Florida hasn't lost at Amalie Arena since December of 2022
The Florida Panthers picked up their first road win of the Stanley Cup Playoffs on Thursday night in Tampa Bay.
Florida defeated the Lightning 5-3 to go up 3-0 in their best-of-7 opening round playoff series.
It was a critical game in Tampa’s barn, a building that traditionally had not been kind to the Panthers, though perhaps not as much lately.

Dating back to last season, Florida has now won four consecutive games at Amalie Arena by a combined score of 21-8.
If they can make it five straight, the Panthers will celebrate just the second sweep in franchise history, and to do it against that team, in that building…yeah, it would mean a whole heck of a lot to the people who have been with and around the franchise the longest.
Let’s get to the takeaways.
Withstanding Tampa’s big push
It came as no surprise to see Tampa Bay push as hard as they could during Game 3. Falling behind 0-3 in a playoff series is almost impossible to come back from.
After an opening period in which the home team looked uncharacteristically nervous and tentative at times, the Bolts came out firing on all cylinders for the middle frame.
One thing Florida had yet to do during this series, simply because they hadn’t been in that situation yet, was to take a haymaker from the Lightning and see if they could get up off the mat.
Another box has been checked.
“On the road, you can expect the home team to have dominance in at least 10 minutes of a game,” Maurice said. “They're gonna get hot, right? They'll get going. And they did, they scored the goal very early in the second period and that's what got it cooking for them, and for 10 minutes you’re behind the play a little bit.
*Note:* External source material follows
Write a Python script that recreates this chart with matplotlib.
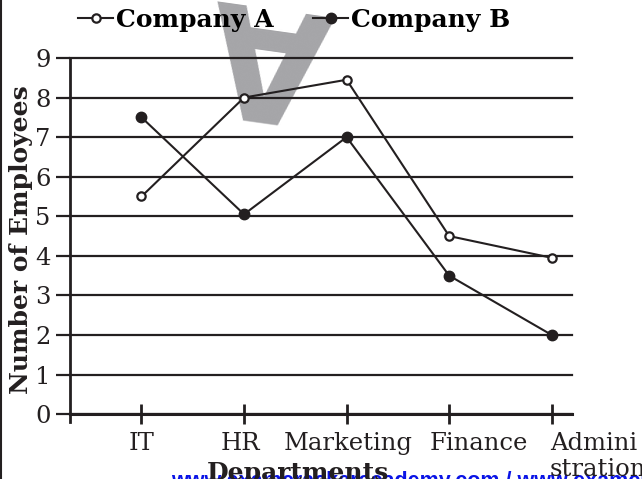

And then we tied the game, and took the lead.”
Reino goal sparks turnaround
The Lightning scored twice in just over two minutes to go from down by one to up by one. It was the first time Tampa held a lead at any time during the series.
It lasted exactly seven minutes and two seconds.
A keep in at the blue line by Brandon Montour and a no-look, cross-ice pass by Vladimir Tarasenko set up Sam Reinhart with the puck on his stick and plenty of space in the high slot to send an absolute laser of a shot past a partially screened Andrei Vasilevskiy, tying the game and putting momentum back on Florida’s side.
“Sam Reinhart, great just to step up to the plate to get us back into that feeling of good road hockey,” Maurice said. “It doesn't have to be perfect. You don't have to be ahead of it. You don't have to be analytically ahead of it. You don't have to outshoot a team. You don't have to do any of those things. You just have to stay in the game long enough to make the difference.”
Penalty kill comes up big
We knew coming into this series that special teams was going to play a major role in deciding who comes out on top.
So far, it’s been Florida’s penalty kill finding success defending Tampa Bay’s top-ranked power play.
The Lightning are now just 2-for-12 with the man advantage during the series after going 0-for-4 during Thursday’s Game 3.
Florida finished the regular season with the league’s sixth-best penalty kill, and if there is anything this team has done over the past couple years it’s take on every challenge without blinking.
“I thought the big story would be penalty killing,” Maurice said. “It's such a dominant, highly skilled power play that that would be the most important thing that we did well tonight.
“Your penalty kill won't be fantastic every night, but based on our year, you have confidence that you can always get it back, that if you have a couple of bad breaks around the net…the kill has been so good, and I thought our line holds were outstanding.”